O autor do projeto, que presidiu a audiência pública sobre o tema na Comissão de Ciência, Tecnologia e Inovação da Alepe na segunda-feira (25), disse que o temor de dificuldades no acesso a energias renováveis não deve ser pretexto para não avançar em regras de segurança nos procedimentos envolvidos. “Entendemos a importância de avançarmos no uso de energia solar em Pernambuco, tanto pela questão da sustentabilidade quanto pela economia nas contas de luz da população. Entretanto, isso precisa ser feito de forma segura, para que não tenhamos novas vítimas como as do Morro da Conceição”, afirmou Joel da Harpa.
Setor teme retrocesso em estado onde só 4% usam energia solar
Também presente na audiência, o presidente da Associação Pernambucana de Energias Renováveis, Rudinei Miranda, ressaltou que a segurança é uma preocupação constante de quem trabalha no setor. Ele explicou que a empresa encarregada pela instalação de painéis solares deve possuir um engenheiro responsável e seguir as orientações de normas regulamentadoras da Associação Brasileira de Normas Técnicas (ABNT), como as NBRs 16690, 5419 e 5626. Esses documentos, segundo o representante, listam exigências como proteção contra descargas atmosféricas e procedimentos de montagem, por exemplo.
Miranda, contudo, defendeu que o laudo estrutural só seja exigido se o engenheiro responsável julgar que há necessidade. Ele também demonstrou preocupação com os impactos financeiros sobre as empresas que fazem a instalação e sobre os clientes interessados se a nova exigência for aprovada na Alepe. Um eventual desestímulo ao uso de energias renováveis, segundo o dirigente, seria um cenário indesejado em um estado que está no 13º lugar no ranking brasileiro entre os que utilizam a matriz solar, mesmo situado em uma região marcada pela alta incidência da luz solar na maior parte do ano.

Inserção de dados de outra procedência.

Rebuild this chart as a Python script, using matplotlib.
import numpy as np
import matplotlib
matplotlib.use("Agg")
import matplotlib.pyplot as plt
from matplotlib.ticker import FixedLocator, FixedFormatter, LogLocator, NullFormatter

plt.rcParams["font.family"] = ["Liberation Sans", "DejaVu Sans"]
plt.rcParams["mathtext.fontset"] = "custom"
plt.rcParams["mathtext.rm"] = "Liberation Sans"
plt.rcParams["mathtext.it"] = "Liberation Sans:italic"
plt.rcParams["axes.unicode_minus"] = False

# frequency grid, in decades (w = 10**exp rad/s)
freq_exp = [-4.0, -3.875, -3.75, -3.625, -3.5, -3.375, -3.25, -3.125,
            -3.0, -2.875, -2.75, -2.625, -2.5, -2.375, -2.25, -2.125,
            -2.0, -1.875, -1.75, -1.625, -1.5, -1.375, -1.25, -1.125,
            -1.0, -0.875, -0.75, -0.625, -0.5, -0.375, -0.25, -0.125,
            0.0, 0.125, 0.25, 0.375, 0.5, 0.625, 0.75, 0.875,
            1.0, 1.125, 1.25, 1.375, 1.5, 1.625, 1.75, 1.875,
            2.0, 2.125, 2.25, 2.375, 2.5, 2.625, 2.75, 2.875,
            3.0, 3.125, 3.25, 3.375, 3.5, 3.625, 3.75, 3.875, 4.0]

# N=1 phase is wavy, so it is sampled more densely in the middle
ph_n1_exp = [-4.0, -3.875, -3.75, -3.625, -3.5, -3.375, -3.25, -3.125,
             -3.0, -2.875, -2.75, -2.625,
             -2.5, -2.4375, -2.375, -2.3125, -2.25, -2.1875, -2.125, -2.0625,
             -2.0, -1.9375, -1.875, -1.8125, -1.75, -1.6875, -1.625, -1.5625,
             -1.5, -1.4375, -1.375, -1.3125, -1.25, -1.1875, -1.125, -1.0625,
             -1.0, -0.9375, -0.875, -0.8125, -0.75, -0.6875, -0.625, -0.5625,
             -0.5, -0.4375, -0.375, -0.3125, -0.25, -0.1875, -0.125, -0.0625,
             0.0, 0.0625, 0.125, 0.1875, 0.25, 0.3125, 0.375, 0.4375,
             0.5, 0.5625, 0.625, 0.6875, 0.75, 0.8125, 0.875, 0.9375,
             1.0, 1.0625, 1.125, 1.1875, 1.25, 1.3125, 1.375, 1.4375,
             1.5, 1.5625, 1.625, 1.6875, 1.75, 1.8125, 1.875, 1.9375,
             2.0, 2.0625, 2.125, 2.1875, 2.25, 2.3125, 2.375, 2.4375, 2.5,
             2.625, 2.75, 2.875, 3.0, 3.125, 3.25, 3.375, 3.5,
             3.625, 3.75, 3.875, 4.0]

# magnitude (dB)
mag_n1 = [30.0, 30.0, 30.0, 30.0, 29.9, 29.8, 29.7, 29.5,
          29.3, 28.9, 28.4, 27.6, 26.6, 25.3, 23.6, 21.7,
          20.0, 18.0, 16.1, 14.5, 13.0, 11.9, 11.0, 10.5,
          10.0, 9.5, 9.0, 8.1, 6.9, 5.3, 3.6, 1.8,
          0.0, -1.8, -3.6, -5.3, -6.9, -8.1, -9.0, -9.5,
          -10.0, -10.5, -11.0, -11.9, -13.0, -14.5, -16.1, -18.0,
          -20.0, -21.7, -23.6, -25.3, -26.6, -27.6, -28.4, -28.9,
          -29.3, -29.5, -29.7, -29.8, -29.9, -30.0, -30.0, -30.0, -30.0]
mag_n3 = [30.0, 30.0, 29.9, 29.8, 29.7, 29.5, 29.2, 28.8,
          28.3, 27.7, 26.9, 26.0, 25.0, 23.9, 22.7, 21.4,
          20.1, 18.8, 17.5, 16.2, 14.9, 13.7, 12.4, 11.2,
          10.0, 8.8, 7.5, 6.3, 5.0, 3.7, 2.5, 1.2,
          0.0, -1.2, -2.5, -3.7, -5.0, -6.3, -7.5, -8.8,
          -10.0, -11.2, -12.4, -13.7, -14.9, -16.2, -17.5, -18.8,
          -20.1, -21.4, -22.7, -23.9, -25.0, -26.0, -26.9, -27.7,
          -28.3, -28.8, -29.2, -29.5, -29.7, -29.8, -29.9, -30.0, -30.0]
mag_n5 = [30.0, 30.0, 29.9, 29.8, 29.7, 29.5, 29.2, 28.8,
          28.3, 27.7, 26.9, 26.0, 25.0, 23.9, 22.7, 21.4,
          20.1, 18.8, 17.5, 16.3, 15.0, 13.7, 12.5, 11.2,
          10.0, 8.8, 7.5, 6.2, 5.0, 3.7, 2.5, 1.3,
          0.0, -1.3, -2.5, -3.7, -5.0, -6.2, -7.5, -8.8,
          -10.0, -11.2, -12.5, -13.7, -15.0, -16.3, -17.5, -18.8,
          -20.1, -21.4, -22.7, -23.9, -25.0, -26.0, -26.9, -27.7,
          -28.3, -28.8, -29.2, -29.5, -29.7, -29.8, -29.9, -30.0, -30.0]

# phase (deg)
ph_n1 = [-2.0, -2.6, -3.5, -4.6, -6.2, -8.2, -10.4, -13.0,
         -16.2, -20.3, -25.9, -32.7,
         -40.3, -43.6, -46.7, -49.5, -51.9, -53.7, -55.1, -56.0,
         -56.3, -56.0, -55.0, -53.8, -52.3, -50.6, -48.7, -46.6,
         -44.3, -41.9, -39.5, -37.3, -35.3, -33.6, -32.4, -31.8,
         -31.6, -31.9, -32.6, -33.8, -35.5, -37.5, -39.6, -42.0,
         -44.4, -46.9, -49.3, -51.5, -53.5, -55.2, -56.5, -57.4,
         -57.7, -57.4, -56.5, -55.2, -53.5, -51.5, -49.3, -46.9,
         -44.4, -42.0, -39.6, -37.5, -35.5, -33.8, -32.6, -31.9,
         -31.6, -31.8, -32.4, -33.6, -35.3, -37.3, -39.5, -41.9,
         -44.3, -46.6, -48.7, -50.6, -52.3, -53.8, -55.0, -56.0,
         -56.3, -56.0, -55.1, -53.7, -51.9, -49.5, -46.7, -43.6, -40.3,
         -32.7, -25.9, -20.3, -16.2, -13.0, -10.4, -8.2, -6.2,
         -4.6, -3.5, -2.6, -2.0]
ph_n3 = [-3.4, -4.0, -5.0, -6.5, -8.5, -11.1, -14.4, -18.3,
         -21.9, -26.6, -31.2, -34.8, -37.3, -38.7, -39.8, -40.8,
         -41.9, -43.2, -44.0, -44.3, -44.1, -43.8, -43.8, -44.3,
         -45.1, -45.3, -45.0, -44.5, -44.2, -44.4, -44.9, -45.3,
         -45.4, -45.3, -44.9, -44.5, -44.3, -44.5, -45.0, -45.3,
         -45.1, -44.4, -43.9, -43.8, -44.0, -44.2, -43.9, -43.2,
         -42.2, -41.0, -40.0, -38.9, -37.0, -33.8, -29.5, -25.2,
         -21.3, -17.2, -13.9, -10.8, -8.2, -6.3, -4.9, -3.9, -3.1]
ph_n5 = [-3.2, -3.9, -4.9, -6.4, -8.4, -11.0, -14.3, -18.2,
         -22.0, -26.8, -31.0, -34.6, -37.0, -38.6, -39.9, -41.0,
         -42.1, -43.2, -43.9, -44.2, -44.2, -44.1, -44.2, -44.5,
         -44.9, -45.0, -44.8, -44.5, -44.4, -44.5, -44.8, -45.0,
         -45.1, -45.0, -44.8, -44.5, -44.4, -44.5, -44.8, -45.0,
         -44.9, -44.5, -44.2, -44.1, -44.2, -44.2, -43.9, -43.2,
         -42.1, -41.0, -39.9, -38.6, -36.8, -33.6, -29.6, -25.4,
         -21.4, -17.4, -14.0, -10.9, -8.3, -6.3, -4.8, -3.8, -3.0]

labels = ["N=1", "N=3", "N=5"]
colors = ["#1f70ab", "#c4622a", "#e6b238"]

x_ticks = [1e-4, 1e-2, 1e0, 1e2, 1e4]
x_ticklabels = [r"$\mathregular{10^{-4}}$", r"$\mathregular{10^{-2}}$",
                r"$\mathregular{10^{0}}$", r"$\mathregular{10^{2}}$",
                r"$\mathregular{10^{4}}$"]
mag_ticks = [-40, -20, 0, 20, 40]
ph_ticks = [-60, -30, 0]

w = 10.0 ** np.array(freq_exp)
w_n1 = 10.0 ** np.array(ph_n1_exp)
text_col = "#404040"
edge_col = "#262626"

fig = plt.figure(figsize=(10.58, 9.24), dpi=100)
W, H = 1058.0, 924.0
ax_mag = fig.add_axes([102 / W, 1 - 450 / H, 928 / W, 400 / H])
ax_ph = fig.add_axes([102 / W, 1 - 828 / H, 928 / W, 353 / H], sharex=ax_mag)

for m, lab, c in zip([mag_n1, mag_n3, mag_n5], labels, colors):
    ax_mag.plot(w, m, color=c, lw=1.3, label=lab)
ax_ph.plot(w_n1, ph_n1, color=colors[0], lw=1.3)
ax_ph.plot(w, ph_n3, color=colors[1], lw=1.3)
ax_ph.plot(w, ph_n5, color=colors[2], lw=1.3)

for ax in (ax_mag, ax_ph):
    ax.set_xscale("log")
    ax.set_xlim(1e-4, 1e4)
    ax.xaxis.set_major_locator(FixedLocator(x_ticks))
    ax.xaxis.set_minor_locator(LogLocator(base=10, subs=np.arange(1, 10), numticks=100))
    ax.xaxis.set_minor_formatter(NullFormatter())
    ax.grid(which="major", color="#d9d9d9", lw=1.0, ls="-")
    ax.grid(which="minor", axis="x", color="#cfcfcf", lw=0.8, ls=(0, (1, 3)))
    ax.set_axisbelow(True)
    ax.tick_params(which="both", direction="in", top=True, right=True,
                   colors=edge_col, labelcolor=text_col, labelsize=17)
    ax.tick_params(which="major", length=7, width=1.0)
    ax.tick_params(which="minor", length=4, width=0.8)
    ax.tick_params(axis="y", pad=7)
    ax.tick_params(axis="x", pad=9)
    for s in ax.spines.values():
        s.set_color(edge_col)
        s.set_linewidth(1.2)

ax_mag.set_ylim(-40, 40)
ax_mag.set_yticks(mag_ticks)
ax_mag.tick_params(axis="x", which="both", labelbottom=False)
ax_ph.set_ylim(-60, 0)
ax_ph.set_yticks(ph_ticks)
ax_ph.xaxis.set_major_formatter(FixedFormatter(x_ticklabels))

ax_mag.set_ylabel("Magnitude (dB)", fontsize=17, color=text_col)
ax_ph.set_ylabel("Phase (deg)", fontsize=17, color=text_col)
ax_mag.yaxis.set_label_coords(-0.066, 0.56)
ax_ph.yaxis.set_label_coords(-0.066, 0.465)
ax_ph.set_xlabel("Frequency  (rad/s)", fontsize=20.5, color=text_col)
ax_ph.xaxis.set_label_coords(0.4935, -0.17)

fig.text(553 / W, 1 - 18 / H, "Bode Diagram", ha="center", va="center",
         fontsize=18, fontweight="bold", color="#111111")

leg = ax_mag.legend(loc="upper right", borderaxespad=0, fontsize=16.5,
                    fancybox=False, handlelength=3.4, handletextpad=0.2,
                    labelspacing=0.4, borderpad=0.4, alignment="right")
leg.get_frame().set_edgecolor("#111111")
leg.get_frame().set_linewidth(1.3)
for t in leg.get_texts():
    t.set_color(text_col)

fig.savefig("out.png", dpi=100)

“Nós da associação corroboramos a preocupação com a segurança. No entanto, avaliamos que a exigência do laudo estrutural para pequenas residências vai encarecer o projeto em cerca de 20% a 30%. Isso pode inviabilizar a implantação da energia solar, indo de encontro a uma pauta global de incentivo às energias renováveis”, opinou Miranda, acrescentando que as normativas atuais já são suficientes para regular o setor.
O gerente de Instalações Industriais da Federação das Indústrias de Pernambuco (Fiepe), Abraão Rodrigues, também se posicionou contrário ao acréscimo de mais uma exigência ao setor, temendo que a medida desestimule o avanço da pauta das energias renováveis. “Empresas que querem fazer a transição energética podem ser desestimuladas com a exigência de mais um laudo e, portanto, um projeto mais caro”, avaliou.

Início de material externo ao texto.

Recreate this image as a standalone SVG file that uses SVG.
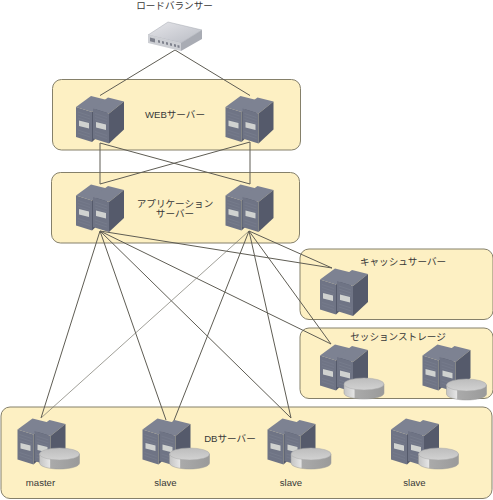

Instituições defendem laudo estrutural como medida de segurança
Outras instituições presentes à audiência se manifestaram de forma favorável ao projeto de lei proposto na Alepe. Carlos Calado, representante do Conselho Regional de Engenharia e Agronomia de Pernambuco (Crea-PE), defendeu a exigência do laudo estrutural como um elemento a mais para garantir a segurança do cidadão. “A expansão da energia fotovoltaica é importante, mas é necessário que isso ocorra com engenharia e segurança. A placa solar deve trazer soluções, e não problemas”, afirmou.
No mesmo sentido, o presidente do Instituto Brasileiro de Avaliações e Perícias (Ibap), Gustavo Farias, disse que “o engenheiro responsável pela inspeção terá condições de analisar se a instalação demandará regras mais simples ou se serão necessárias adequações maiores na estrutura que receberá as placas”. Já o coronel George Farias, do Corpo de Bombeiros Militar de Pernambuco, sugeriu que o projeto de lei especifique para onde irão os recursos provenientes das multas.